Ali Al Saffar is Iraq editor at the Economist Intelligence Unit
“One of the most potent reminders that things have changed in Iraq is the mushrooming of independent newspapers, magazines and television channels in the country. There are currently an estimated 50 local television channels and 200 newspapers and magazines, while the impressive growth in internet coverage means that Iraqis can, and emphatically do, access a wide range of international publications. It is easy to forget that just seven years ago, mobile phones, satellite television and radio stations, and most crucially, the internet, were all forbidden to normal Iraqis, who have now greeted these modern modes of communications and media with open arms. This will prove to be crucial in forming future consumer perceptions and habits.

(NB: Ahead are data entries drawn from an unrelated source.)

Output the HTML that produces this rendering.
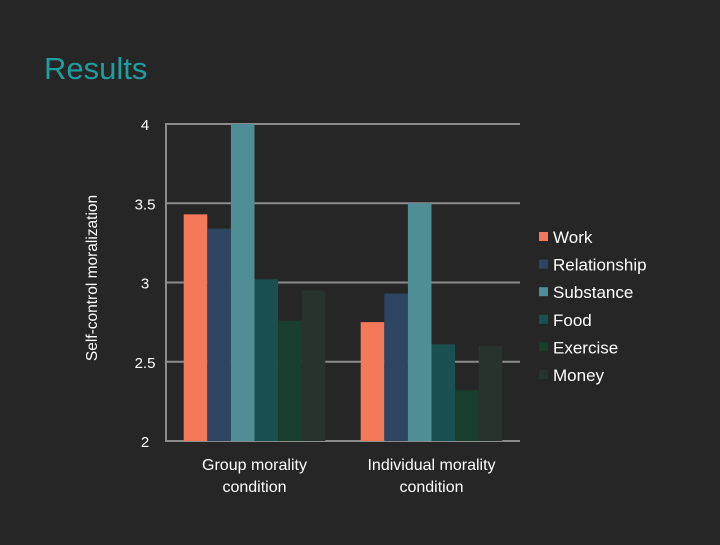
<!DOCTYPE html>
<html><head><meta charset="utf-8"><style>
html,body{margin:0;padding:0;background:#262626;}
body{width:720px;height:540px;overflow:hidden;font-family:"Liberation Sans",sans-serif;}
</style></head><body>
<svg id="chart" width="720" height="540" xmlns="http://www.w3.org/2000/svg">
<rect width="720" height="540" fill="#262626"/>
<text x="44" y="79" font-size="31" fill="#1f9ea0" font-family="Liberation Sans, sans-serif">Results</text>
<text transform="translate(97,278) rotate(-90)" text-anchor="middle" font-size="15.5" fill="#fff" font-family="Liberation Sans, sans-serif">Self-control moralization</text>
<g id="grid"></g><g id="bars"></g><g id="labels"></g><g id="legend"></g>
</svg>
<script>
const categories = ["Group morality|condition", "Individual morality|condition"];
const seriesNames = ["Work","Relationship","Substance","Food","Exercise","Money"];
const seriesColors = ["#f4785a","#2d4560","#4f8e94","#1a5150","#1a3e2c","#28332e"];
const work = [3.43, 2.75];
const relationship = [3.34, 2.93];
const substance = [4.0, 3.5];
const food = [3.02, 2.61];
const exercise = [2.76, 2.32];
const money = [2.95, 2.60];
const yTicks = [2, 2.5, 3, 3.5, 4];
const yTickLabels = ["2","2.5","3","3.5","4"];

const series = [work, relationship, substance, food, exercise, money];
const NS = "http://www.w3.org/2000/svg";
const x0 = 166, x1 = 520, yTop = 124, yBot = 441, yMin = 2, yMax = 4;
const y = v => yBot - (v - yMin) / (yMax - yMin) * (yBot - yTop);
const band = (x1 - x0) / categories.length;
const barW = band * 0.8 / series.length;
function mk(tag, attrs, parent){const e=document.createElementNS(NS,tag);for(const k in attrs)e.setAttribute(k,attrs[k]);parent.appendChild(e);return e;}
const grid = document.getElementById('grid');
yTicks.forEach((t,i)=>{
  const l = mk('line',{x1:x0,x2:x1,y1:y(t),y2:y(t),stroke:'#8c8c8c','stroke-width':2},grid);
  
  
  const tx = mk('text',{x:145,y:y(t)+6,'text-anchor':'middle','font-size':15,fill:'#fff'},grid);
  tx.textContent = yTickLabels[i];
  
  
});
const ax = mk('line',{x1:x0,x2:x0,y1:yTop-1,y2:yBot+1,stroke:'#8c8c8c','stroke-width':2},grid);


const bars = document.getElementById('bars');
categories.forEach((c,ci)=>{
  const gx = x0 + ci*band + band*0.1;
  series.forEach((s,si)=>{
    const r = mk('rect',{x:gx+si*barW,y:y(s[ci]),width:barW,height:yBot-y(s[ci]),fill:seriesColors[si]},bars);
    
    
  });
  const parts = c.split('|');
  parts.forEach((p,pi)=>{
    const t = mk('text',{x:x0+ci*band+band/2,y:470+pi*22,'text-anchor':'middle','font-size':16,fill:'#fff'},document.getElementById('labels'));
    t.textContent = p;
    
    
  });
});
const lg = document.getElementById('legend');
seriesNames.forEach((n,i)=>{
  const yy = 237 + i*27.6;
  const r = mk('rect',{x:539,y:yy-5,width:9,height:9,fill:seriesColors[i]},lg);
  
  
  const t = mk('text',{x:553,y:yy+6,'font-size':17,fill:'#fff'},lg);
  t.textContent = n;
  
  
});
</script>
</body></html>
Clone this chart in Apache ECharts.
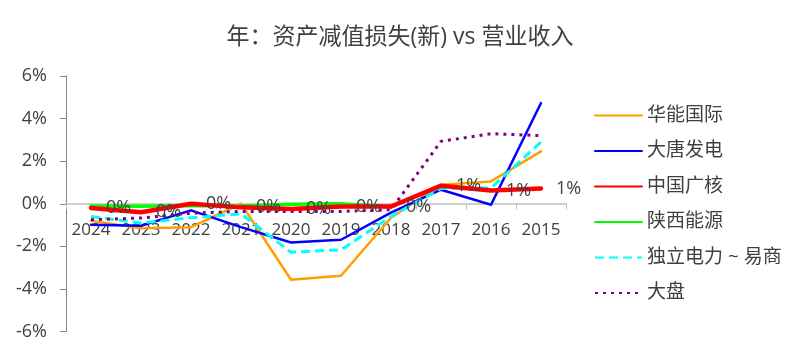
<!DOCTYPE html>
<html>
<head>
<meta charset="utf-8">
<script src="https://cdn.jsdelivr.net/npm/echarts@6/dist/echarts.min.js"></script>
<style>html,body{margin:0;padding:0;background:#fff;}#c{width:800px;height:353px;}</style>
</head>
<body>
<div id="c"></div>
<script>
var categories = ['2024','2023','2022','2021','2020','2019','2018','2017','2016','2015'];
var yTicks = [-6, -4, -2, 0, 2, 4, 6];
var huaneng = [-0.8, -1.15, -1.1, 0.0, -3.57, -3.38, -0.66, 0.89, 1.05, 2.46];
var datang = [-0.99, -1.03, -0.31, -1.1, -1.82, -1.69, -0.42, 0.66, -0.05, 4.73];
var cgn = [-0.2, -0.4, 0.0, -0.17, -0.25, -0.13, -0.13, 0.85, 0.62, 0.72];
var shaanxi = [-0.1, -0.12, -0.08, -0.1, -0.02, 0.0, -0.15, null, null, null];
var ipp = [-0.6, -0.9, -0.66, -0.47, -2.28, -2.16, -0.6, 0.72, 0.74, 2.9];
var market = [-0.75, -0.67, -0.44, -0.36, -0.36, -0.36, -0.28, 2.93, 3.29, 3.2];

var font = "'Open Sans', 'Noto Sans CJK SC', sans-serif";
var clear = 'rgba(0,0,0,0)';
var chart = echarts.init(document.getElementById('c'), null, {renderer: 'canvas'});
function mk(name, data, color, width, type, extra) {
  var s = {
    name: name, type: 'line', data: data, xAxisIndex: 0, yAxisIndex: 0,
    symbol: 'circle', symbolSize: 0.01, showSymbol: true, smooth: false,
    connectNulls: false,
    lineStyle: {color: color, width: width, type: type, join: 'round', cap: type === 'solid' ? 'round' : 'butt'},
    itemStyle: {color: clear, borderColor: clear, borderWidth: 0},
    emphasis: {disabled: true},
    animation: false
  };
  if (extra) { for (var k in extra) s[k] = extra[k]; }
  return s;
}
chart.setOption({
  animation: false,
  textStyle: {fontFamily: font},
  title: {
    text: '年：资产减值损失(新) vs 营业收入',
    left: 'center', top: 21,
    textStyle: {fontFamily: font, fontSize: 23, fontWeight: 'normal', color: '#404040'}
  },
  legend: {
    orient: 'vertical', left: 594, top: 106, padding: 0,
    itemWidth: 47, itemHeight: 14, itemGap: 16.5,
    itemStyle: {color: clear, borderColor: clear, borderWidth: 0, opacity: 0},
    textStyle: {fontFamily: font, fontSize: 19, color: '#404040', lineHeight: 19},
    data: ['华能国际','大唐发电','中国广核','陕西能源','独立电力 ~ 易商','大盘']
  },
  grid: [
    {left: 66, right: 234, top: 76, bottom: 21.5, containLabel: false, outerBoundsMode: 'none'},
    {left: 66, right: 234, top: 76, bottom: 149.5, containLabel: false, outerBoundsMode: 'none'}
  ],
  xAxis: [
    {
      type: 'category', data: categories, boundaryGap: true, gridIndex: 0,
      axisLine: {show: false}, axisTick: {show: false}, axisLabel: {show: false}
    },
    {
      type: 'category', data: categories, boundaryGap: true, gridIndex: 1,
      axisLine: {onZero: false, lineStyle: {color: '#bfbfbf', width: 1.5}},
      axisTick: {show: true, length: 6, inside: false, lineStyle: {color: '#bfbfbf'}},
      axisLabel: {fontSize: 17, color: '#404040', margin: 18, interval: 0, fontFamily: font}
    }
  ],
  yAxis: [
    {
      type: 'value', min: yTicks[0], max: yTicks[yTicks.length - 1], interval: 2, gridIndex: 0,
      axisLine: {show: true, lineStyle: {color: '#868686', width: 1}},
      axisTick: {show: true, length: 6, lineStyle: {color: '#868686'}},
      splitLine: {show: false},
      axisLabel: {fontSize: 18, color: '#404040', margin: 19, fontFamily: font, formatter: function (v) { return v + '%'; }}
    },
    {
      type: 'value', min: 0, max: 6, gridIndex: 1, show: false
    }
  ],
  series: [
    mk('华能国际', huaneng, '#FFA000', 2.5, 'solid'),
    mk('大唐发电', datang, '#0000FF', 2.5, 'solid'),
    mk('陕西能源', shaanxi, '#00FF00', 3.5, 'solid'),
    mk('独立电力 ~ 易商', ipp, '#00FFFF', 3, [9, 5]),
    mk('大盘', market, '#800080', 3, [3, 5]),
    mk('中国广核', cgn, '#FF0000', 4.5, 'solid', {
      label: {show: true, position: 'right', distance: 15, fontSize: 18, color: '#404040', fontFamily: font,
        formatter: function (p) { var r = Math.round(p.value); if (r === 0) r = 0; return r + '%'; }}
    })
  ]
});
</script>
</body>
</html>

The consumer market in Iraq is still underdeveloped – it is yet to recover from the decade of sanctions and, of course, the latest war. But it is growing, and as the private sector grows more dynamic, aided by the huge influxes of oil revenues forecast in the next decade (and the subsequent increase in government spending and private consumption), the prospects for consumer markets are good. The re-emergence of an all important middle-class after its annihilation at the hands of sanctions-induced hyper-inflation in the 1990s will provide the primary agent for consumer spending. As consumers spend more, and the market grows, so will competition for their custom. In the medium to long term, advertising will play a crucial role in this healthy market.
In a recent interview with the Kurdish Globe, an Iraqi newspaper, Ameed Hassan Ahmed, the chairman of Raman General Trading Company Ltd. (which is the exclusive distributor of Toshiba Electronics and Home Appliances in Iraq), said that his company allocated between 2 and 4 per cent of its total annual revenues to marketing. Although the relative stability of the Kurdish provinces means that the region’s private sector is considerably more vibrant than that in the rest of the country, it remains a useful indicator of the way things are likely to unfold.
Advertising is, as yet, a very limited sector in Iraq, but much like practically all sectors in Iraq, the fundamentals for growth are there. The Economist Intelligence Unit forecasts that Iraq’s economy will grow by an average of 6.3 per cent over the next two years. Increased oil production and a relatively strong oil price will mean that the central government will be well placed to spend not only on its employees’ salaries but on capital projects. As enterprising global companies enter the market, local companies will learn from their approaches to marketing and will capitalise on this to stay competitive. The sum of these factors means the medium to long-term prospects for the industry are bright in Iraq.”